Consider the field $\mathbb{F}_{q}$ for $q = p^k$. Let $f = X^p-X+a \in \mathbb{F}_q[X]$ with $a \in \mathbb{F}_q$, $a \neq 0$. I am trying to determine the degree of the irreducible factors of $f$ in terms of $a$ and $q$.
My strategy is to pick any root $\alpha$ of $f$, then this is a root of some irreducible factor $f_0 \ | \ f$, and this has degree $r$, where $r$ is the least natural number such that $\alpha^{q^r} = \alpha$. I found the following relation, inductively: $$ \alpha^{q^m} = \alpha + mka. $$ This equals $\alpha$ iff $mka \equiv 0 \mod q$, but how do I continu from here? I cannot determine what is the least $m$ for which this holds.

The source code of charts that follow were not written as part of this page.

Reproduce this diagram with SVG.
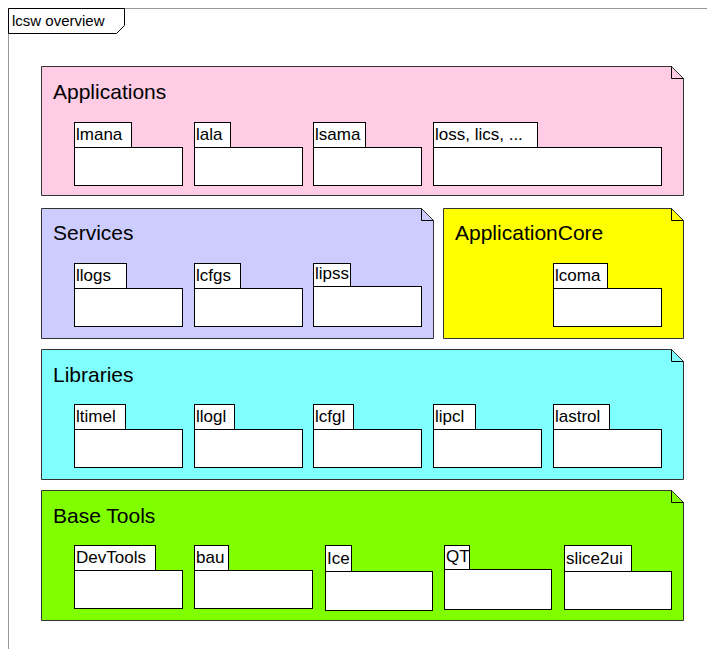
<svg xmlns="http://www.w3.org/2000/svg" width="707" height="649" viewBox="0 0 707 649">
<style>
text{font-family:"Liberation Sans",Arial,sans-serif;fill:#000}
.t{font-size:21px}
.p{font-size:17px}
.f{font-size:15px}
.pk{fill:#fff;stroke:#000;stroke-width:1}
.box{stroke:#333;stroke-width:1}
.fold{fill:none;stroke:#000;stroke-width:1}
</style>
<rect width="707" height="649" fill="#fff"/>
<g id="frame">
<path d="M8.5,649 V8.5 H707" fill="none" stroke="#999" stroke-width="1"/>
<path d="M8.5,8.5 H124.5 V25.5 L116.5,33.5 H8.5 Z" fill="#fff" stroke="#000"/>
<text class="f" x="12" y="26">lcsw overview</text>
</g>
<g id="connectors"></g>
<g id="applications">
<path class="box" d="M41.5,66.5 H671.5 L683.5,78.5 V195.5 H41.5 Z" fill="#ffcce6"/>
<path class="fold" d="M671.5,66.5 V78.5 H683.5"/>
<text class="t" x="53" y="99">Applications</text>
<g id="lmana"><rect class="pk" x="74.5" y="122.5" width="57" height="25"/><rect class="pk" x="74.5" y="147.5" width="108" height="38"/><text class="p" x="76" y="140">lmana</text></g>
<g id="lala"><rect class="pk" x="194.5" y="122.5" width="36" height="25"/><rect class="pk" x="194.5" y="147.5" width="108" height="38"/><text class="p" x="196" y="140">lala</text></g>
<g id="lsama"><rect class="pk" x="313.5" y="122.5" width="52" height="25"/><rect class="pk" x="313.5" y="147.5" width="108" height="38"/><text class="p" x="315" y="140">lsama</text></g>
<g id="loss"><rect class="pk" x="433.5" y="122.5" width="104" height="25"/><rect class="pk" x="433.5" y="147.5" width="228" height="38"/><text class="p" x="435" y="140">loss, lics, ...</text></g>
</g>
<g id="services">
<path class="box" d="M41.5,208.5 H421.5 L433.5,220.5 V338.5 H41.5 Z" fill="#ccccff"/>
<path class="fold" d="M421.5,208.5 V220.5 H433.5"/>
<text class="t" x="53" y="240">Services</text>
<g id="llogs"><rect class="pk" x="74.5" y="263.5" width="52" height="25"/><rect class="pk" x="74.5" y="288.5" width="108" height="38"/><text class="p" x="76" y="281">llogs</text></g>
<g id="lcfgs"><rect class="pk" x="194.5" y="263.5" width="46" height="25"/><rect class="pk" x="194.5" y="288.5" width="108" height="38"/><text class="p" x="196" y="281">lcfgs</text></g>
<g id="lipss"><rect class="pk" x="313.5" y="263.5" width="37" height="23"/><rect class="pk" x="313.5" y="286.5" width="108" height="40"/><text class="p" x="315" y="279">lipss</text></g>
</g>
<g id="applicationcore">
<path class="box" d="M443.5,208.5 H671.5 L683.5,220.5 V338.5 H443.5 Z" fill="#ffff00"/>
<path class="fold" d="M671.5,208.5 V220.5 H683.5"/>
<text class="t" x="455" y="240">ApplicationCore</text>
<g id="lcoma"><rect class="pk" x="553.5" y="263.5" width="54" height="25"/><rect class="pk" x="553.5" y="288.5" width="108" height="38"/><text class="p" x="555" y="281">lcoma</text></g>
</g>
<g id="libraries">
<path class="box" d="M41.5,349.5 H671.5 L683.5,361.5 V479.5 H41.5 Z" fill="#80ffff"/>
<path class="fold" d="M671.5,349.5 V361.5 H683.5"/>
<text class="t" x="53" y="382">Libraries</text>
<g id="ltimel"><rect class="pk" x="74.5" y="404.5" width="51" height="25"/><rect class="pk" x="74.5" y="429.5" width="108" height="38"/><text class="p" x="76" y="422">ltimel</text></g>
<g id="llogl"><rect class="pk" x="194.5" y="404.5" width="40" height="25"/><rect class="pk" x="194.5" y="429.5" width="108" height="38"/><text class="p" x="196" y="422">llogl</text></g>
<g id="lcfgl"><rect class="pk" x="313.5" y="404.5" width="40" height="25"/><rect class="pk" x="313.5" y="429.5" width="108" height="38"/><text class="p" x="315" y="422">lcfgl</text></g>
<g id="lipcl"><rect class="pk" x="433.5" y="404.5" width="42" height="25"/><rect class="pk" x="433.5" y="429.5" width="108" height="38"/><text class="p" x="435" y="422">lipcl</text></g>
<g id="lastrol"><rect class="pk" x="553.5" y="404.5" width="56" height="25"/><rect class="pk" x="553.5" y="429.5" width="108" height="38"/><text class="p" x="555" y="422">lastrol</text></g>
</g>
<g id="basetools">
<path class="box" d="M41.5,490.5 H671.5 L683.5,502.5 V620.5 H41.5 Z" fill="#80ff00"/>
<path class="fold" d="M671.5,490.5 V502.5 H683.5"/>
<text class="t" x="53" y="523">Base Tools</text>
<g id="devtools"><rect class="pk" x="74.5" y="545.5" width="81" height="25"/><rect class="pk" x="74.5" y="570.5" width="108" height="38"/><text class="p" x="76" y="563">DevTools</text></g>
<g id="bau"><rect class="pk" x="194.5" y="545.5" width="34" height="25"/><rect class="pk" x="194.5" y="570.5" width="118" height="38"/><text class="p" x="196" y="563">bau</text></g>
<g id="ice"><rect class="pk" x="325.5" y="545.5" width="26" height="26"/><rect class="pk" x="325.5" y="571.5" width="107" height="39"/><text class="p" x="327" y="564">Ice</text></g>
<g id="qt"><rect class="pk" x="444.5" y="545.5" width="25" height="24"/><rect class="pk" x="444.5" y="569.5" width="107" height="40"/><text class="p" x="446" y="562">QT</text></g>
<g id="slice2ui"><rect class="pk" x="564.5" y="545.5" width="67" height="26"/><rect class="pk" x="564.5" y="571.5" width="107" height="38"/><text class="p" x="566" y="564">slice2ui</text></g>
</g>
</svg>
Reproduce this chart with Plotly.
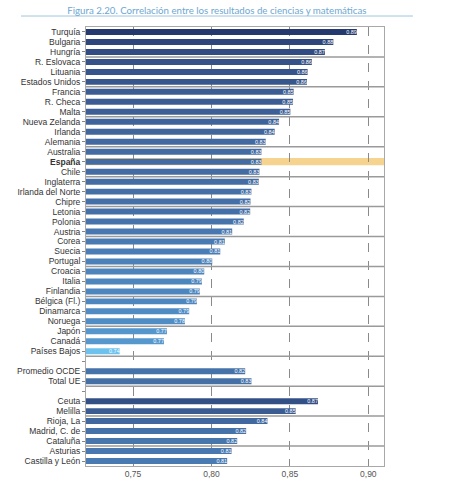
import plotly.graph_objects as go

# ---- data ----
groups = [
    ["Turquía", "Bulgaria", "Hungría"],
    ["R. Eslovaca", "Lituania", "Estados Unidos"],
    ["Francia", "R. Checa", "Malta"],
    ["Nueva Zelanda", "Irlanda", "Alemania"],
    ["Australia", "España", "Chile"],
    ["Inglaterra", "Irlanda del Norte", "Chipre"],
    ["Letonia", "Polonia", "Austria"],
    ["Corea", "Suecia", "Portugal"],
    ["Croacia", "Italia", "Finlandia"],
    ["Bélgica (Fl.)", "Dinamarca", "Noruega"],
    ["Japón", "Canadá", "Países Bajos"],
    ["", "Promedio OCDE", "Total UE"],
    ["", "Ceuta", "Melilla"],
    ["Rioja, La", "Madrid, C. de", "Cataluña"],
    ["Asturias", "Castilla y León"],
]

values = {
    "Turquía": 0.8927, "Bulgaria": 0.8777, "Hungría": 0.8723,
    "R. Eslovaca": 0.8640, "Lituania": 0.8613, "Estados Unidos": 0.8609,
    "Francia": 0.8524, "R. Checa": 0.8520, "Malta": 0.8503,
    "Nueva Zelanda": 0.8431, "Irlanda": 0.8403, "Alemania": 0.8346,
    "Australia": 0.8319, "España": 0.8319, "Chile": 0.8306,
    "Inglaterra": 0.8302, "Irlanda del Norte": 0.8255, "Chipre": 0.8249,
    "Letonia": 0.8247, "Polonia": 0.8206, "Austria": 0.8132,
    "Corea": 0.8085, "Suecia": 0.8056, "Portugal": 0.8005,
    "Croacia": 0.7954, "Italia": 0.7939, "Finlandia": 0.7926,
    "Bélgica (Fl.)": 0.7907, "Dinamarca": 0.7858, "Noruega": 0.7831,
    "Japón": 0.7716, "Canadá": 0.7697, "Países Bajos": 0.7415,
    "Promedio OCDE": 0.8215, "Total UE": 0.8255,
    "Ceuta": 0.8679, "Melilla": 0.8537,
    "Rioja, La": 0.8357, "Madrid, C. de": 0.8221, "Cataluña": 0.8164,
    "Asturias": 0.8128, "Castilla y León": 0.8100,
}

labels = {
    "Turquía": "0.89", "Bulgaria": "0.88", "Hungría": "0.87",
    "R. Eslovaca": "0.86", "Lituania": "0.86", "Estados Unidos": "0.86",
    "Francia": "0.85", "R. Checa": "0.85", "Malta": "0.85",
    "Nueva Zelanda": "0.84", "Irlanda": "0.84", "Alemania": "0.83",
    "Australia": "0.83", "España": "0.83", "Chile": "0.83",
    "Inglaterra": "0.83", "Irlanda del Norte": "0.83", "Chipre": "0.82",
    "Letonia": "0.82", "Polonia": "0.82", "Austria": "0.81",
    "Corea": "0.81", "Suecia": "0.81", "Portugal": "0.80",
    "Croacia": "0.80", "Italia": "0.79", "Finlandia": "0.79",
    "Bélgica (Fl.)": "0.79", "Dinamarca": "0.79", "Noruega": "0.78",
    "Japón": "0.77", "Canadá": "0.77", "Países Bajos": "0.74",
    "Promedio OCDE": "0.82", "Total UE": "0.83",
    "Ceuta": "0.87", "Melilla": "0.85",
    "Rioja, La": "0.84", "Madrid, C. de": "0.82", "Cataluña": "0.82",
    "Asturias": "0.81", "Castilla y León": "0.81",
}

highlight = "España"
x_ticks = [0.75, 0.80, 0.85, 0.90]
x_ticktext = ["0,75", "0,80", "0,85", "0,90"]
x_range = [0.72, 0.91]
title = "Figura 2.20. Correlación entre los resultados de ciencias y matemáticas"

# ---- build rows ----
rows = [name for g in groups for name in g]
pos = list(range(len(rows)))
bar_y = [i for i, n in zip(pos, rows) if n]
bar_names = [n for n in rows if n]
bar_x = [values[n] for n in bar_names]
bar_text = [labels[n] for n in bar_names]
ticktext = [("<b>%s</b>" % n if n == highlight else n) for n in rows]

# group boundaries
bounds = []
c = 0
for g in groups[:-1]:
    c += len(g)
    bounds.append(c - 0.5)

colorscale = [
    [0.0, "#6ec4ef"],
    [0.2, "#5597cd"],
    [0.33, "#4e87c0"],
    [0.52, "#4674aa"],
    [0.72, "#3d5f96"],
    [1.0, "#243a6f"],
]

fig = go.Figure()
fig.add_trace(go.Bar(
    x=bar_x, y=bar_y, orientation="h", width=0.6,
    marker=dict(color=bar_x, colorscale=colorscale, cmin=0.74, cmax=0.893,
                line=dict(width=0)),
    text=bar_text, textposition="inside", insidetextanchor="end",
    textfont=dict(size=5.5, color="white", family="Liberation Sans"),
    constraintext="none", cliponaxis=True,
    hoverinfo="x+y", showlegend=False,
))

shapes = []
# highlight band
hi = rows.index(highlight)
shapes.append(dict(type="rect", xref="x domain", yref="y", x0=0, x1=1,
                   y0=hi - 0.36, y1=hi + 0.36, fillcolor="#f6d38e",
                   line=dict(width=0), layer="below"))
# group separators
for b in bounds:
    shapes.append(dict(type="line", xref="x domain", yref="y", x0=0, x1=1,
                       y0=b, y1=b, line=dict(color="#9a9a9a", width=1.5),
                       layer="above"))
# title underline
shapes.append(dict(type="line", xref="paper", yref="paper", x0=-0.218, x1=1.097,
                   y0=1.025, y1=1.025, line=dict(color="#9ec5df", width=1)))

fig.update_layout(
    width=450, height=495,
    margin=dict(l=86, r=66, t=27, b=29),
    paper_bgcolor="white", plot_bgcolor="white",
    title=dict(text=title, x=0.482, xanchor="center", y=0.979, yanchor="middle",
               yref="container",
               font=dict(family="Lato", size=9.7, color="#6ea7d1")),
    shapes=shapes,
    xaxis=dict(range=x_range, tickvals=x_ticks, ticktext=x_ticktext,
               showgrid=True, gridcolor="#8a8a8a", griddash="dash", gridwidth=1,
               zeroline=False, showline=True, linecolor="#a8a8a8", linewidth=1,
               mirror=True, ticks="", tickfont=dict(family="Liberation Sans", size=8.5, color="#555555")),
    yaxis=dict(range=[len(rows) - 0.5, -0.5], tickvals=pos, ticktext=ticktext,
               showgrid=False, zeroline=False, showline=True, linecolor="#a8a8a8",
               linewidth=1, mirror=True, ticks="outside", ticklen=3, tickwidth=1,
               tickcolor="#888888",
               tickfont=dict(family="Liberation Sans", size=8.5, color="#333333")),
    font=dict(family="Liberation Sans"),
)

fig.write_html("out.html", config={"displayModeBar": False},
               post_script="document.body.style.margin='0';")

Let $\alpha$ be a root of $f$ in its splitting field, then $\alpha+\mathbb{F}_p$ is the set of roots of $f$, since $f$ is an affine linearized polynomial; i.e., $$f(\alpha+\beta)=f(\alpha)+\beta^p-\beta=f(\alpha)=0$$ for all $\beta\in\mathbb{F}_p$, so $$f(x)=\prod_{\beta\in\mathbb{F}_p}(x-\alpha-\beta).$$ Suppose that $f$ has a non-trivial factor $$g(x)=\prod_{i=1}^{m}(x-\alpha-\beta_i)$$ for some $\beta_i\in\mathbb{F}_p$. Then the coefficient of $x^{m-1}$ is $$-m\alpha-\sum_{i=1}^m\beta_i\in\mathbb{F}_q.$$ It follows that $\alpha\in\mathbb{F}_q$. That means if $f$ is reducible over $\mathbb{F}_q$, then it splits in $\mathbb{F}_q$.